AIM OF THE EXERCISE: Quote the listing below in full and exactly as written, but omit every picture.

RAW DATA:
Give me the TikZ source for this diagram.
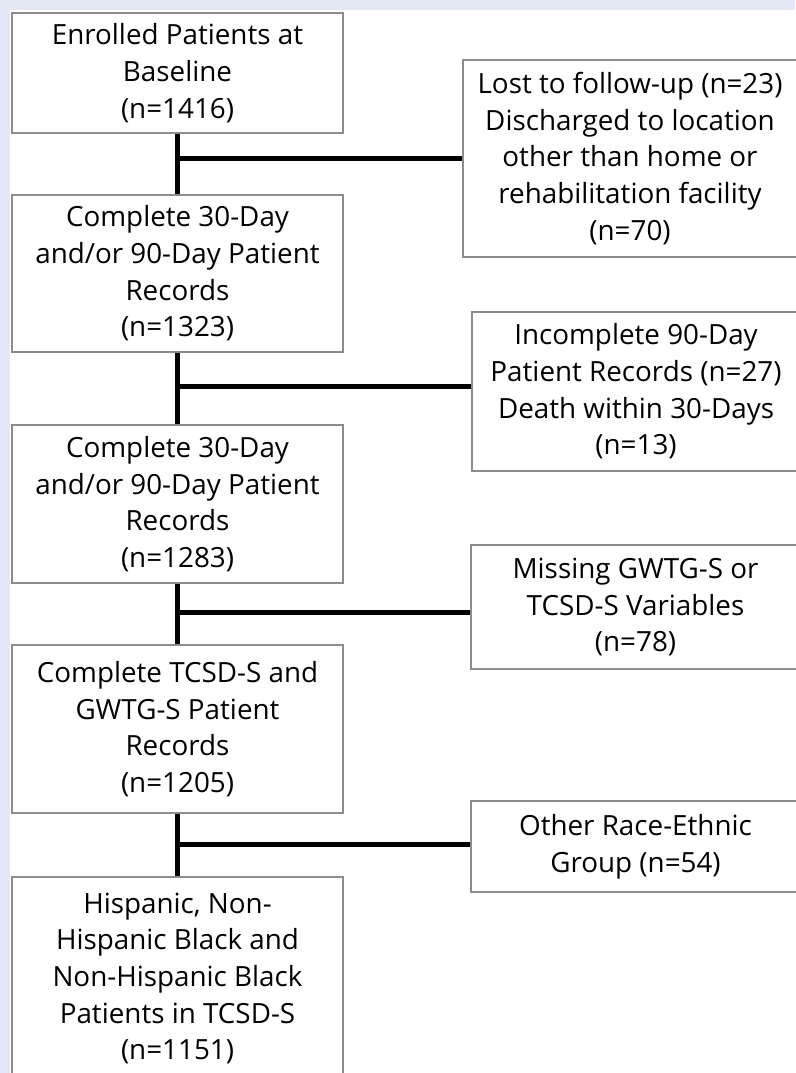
\documentclass[tikz,border=0pt]{standalone}
\usepackage{fontspec}
\setmainfont{Open Sans}
\definecolor{lavender}{HTML}{E4E7F4}
\definecolor{boxline}{HTML}{8C8C8C}
\tikzset{
  box/.style={draw=boxline, line width=1.2pt, fill=white, inner sep=0pt, align=center,
    font=\fontsize{27.8}{36.7}\selectfont},
  link/.style={line width=5pt}
}
\begin{document}
\begin{tikzpicture}[x=1pt, y=-1pt]
  \fill[lavender] (0,0) rectangle (795,1073);
  \fill[white] (10,10) rectangle (795,1073);
  \useasboundingbox (0,0) rectangle (795,1073);

  \node[box, minimum width=331pt, minimum height=120pt] (enrolled) at (177.5,73)
    {Enrolled Patients at\\Baseline\\(n=1416)};
  \node[box, minimum width=331pt, minimum height=157pt] (records1) at (177.5,273.5)
    {Complete 30-Day\\and/or 90-Day Patient\\Records\\(n=1323)};
  \node[box, minimum width=331pt, minimum height=158pt] (records2) at (177.5,504)
    {Complete 30-Day\\and/or 90-Day Patient\\Records\\(n=1283)};
  \node[box, minimum width=331pt, minimum height=168pt] (complete) at (177.5,729)
    {Complete TCSD-S and\\GWTG-S Patient\\Records\\(n=1205)};
  \node[box, minimum width=331pt, minimum height=203pt] (final) at (177.5,978.5)
    {Hispanic, Non-\\Hispanic Black and\\Non-Hispanic Black\\Patients in TCSD-S\\(n=1151)};

  \node[box, minimum width=334pt, minimum height=197pt] (lost) at (630,158.5)
    {Lost to follow-up (n=23)\\Discharged to location\\other than home or\\rehabilitation facility\\(n=70)};
  \node[box, minimum width=328pt, minimum height=159pt] (incomplete) at (636,391.5)
    {Incomplete 90-Day\\Patient Records (n=27)\\Death within 30-Days\\(n=13)};
  \node[box, minimum width=329pt, minimum height=124pt] (missing) at (635.5,607)
    {Missing GWTG-S or\\TCSD-S Variables\\(n=78)};
  \node[box, minimum width=329pt, minimum height=91pt] (other) at (635.5,846.5)
    {Other Race-Ethnic\\Group (n=54)};

  \coordinate (j1) at (177.5,158);
  \coordinate (j2) at (177.5,386);
  \coordinate (j3) at (177.5,612);
  \coordinate (j4) at (177.5,844);

  \draw[link] (enrolled.south) -- (records1.north);
  \draw[link] (records1.south) -- (records2.north);
  \draw[link] (records2.south) -- (complete.north);
  \draw[link] (complete.south) -- (final.north);

  \draw[link] (j1) -- (j1 -| lost.west);
  \draw[link] (j2) -- (j2 -| incomplete.west);
  \draw[link] (j3) -- (j3 -| missing.west);
  \draw[link] (j4) -- (j4 -| other.west);
\end{tikzpicture}
\end{document}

TASK RESPONSE:
Give me the TikZ source for this diagram.
\documentclass[tikz,border=0pt]{standalone}
\usepackage{fontspec}
\setmainfont{Open Sans}
\definecolor{lavender}{HTML}{E4E7F4}
\definecolor{boxline}{HTML}{8C8C8C}
\tikzset{
  box/.style={draw=boxline, line width=1.2pt, fill=white, inner sep=0pt, align=center,
    font=\fontsize{27.8}{36.7}\selectfont},
  link/.style={line width=5pt}
}
\begin{document}
\begin{tikzpicture}[x=1pt, y=-1pt]
  \fill[lavender] (0,0) rectangle (795,1073);
  \fill[white] (10,10) rectangle (795,1073);
  \useasboundingbox (0,0) rectangle (795,1073);

  \node[box, minimum width=331pt, minimum height=120pt] (enrolled) at (177.5,73)
    {Enrolled Patients at\\Baseline\\(n=1416)};
  \node[box, minimum width=331pt, minimum height=157pt] (records1) at (177.5,273.5)
    {Complete 30-Day\\and/or 90-Day Patient\\Records\\(n=1323)};
  \node[box, minimum width=331pt, minimum height=158pt] (records2) at (177.5,504)
    {Complete 30-Day\\and/or 90-Day Patient\\Records\\(n=1283)};
  \node[box, minimum width=331pt, minimum height=168pt] (complete) at (177.5,729)
    {Complete TCSD-S and\\GWTG-S Patient\\Records\\(n=1205)};
  \node[box, minimum width=331pt, minimum height=203pt] (final) at (177.5,978.5)
    {Hispanic, Non-\\Hispanic Black and\\Non-Hispanic Black\\Patients in TCSD-S\\(n=1151)};

  \node[box, minimum width=334pt, minimum height=197pt] (lost) at (630,158.5)
    {Lost to follow-up (n=23)\\Discharged to location\\other than home or\\rehabilitation facility\\(n=70)};
  \node[box, minimum width=328pt, minimum height=159pt] (incomplete) at (636,391.5)
    {Incomplete 90-Day\\Patient Records (n=27)\\Death within 30-Days\\(n=13)};
  \node[box, minimum width=329pt, minimum height=124pt] (missing) at (635.5,607)
    {Missing GWTG-S or\\TCSD-S Variables\\(n=78)};
  \node[box, minimum width=329pt, minimum height=91pt] (other) at (635.5,846.5)
    {Other Race-Ethnic\\Group (n=54)};

  \coordinate (j1) at (177.5,158);
  \coordinate (j2) at (177.5,386);
  \coordinate (j3) at (177.5,612);
  \coordinate (j4) at (177.5,844);

  \draw[link] (enrolled.south) -- (records1.north);
  \draw[link] (records1.south) -- (records2.north);
  \draw[link] (records2.south) -- (complete.north);
  \draw[link] (complete.south) -- (final.north);

  \draw[link] (j1) -- (j1 -| lost.west);
  \draw[link] (j2) -- (j2 -| incomplete.west);
  \draw[link] (j3) -- (j3 -| missing.west);
  \draw[link] (j4) -- (j4 -| other.west);
\end{tikzpicture}
\end{document}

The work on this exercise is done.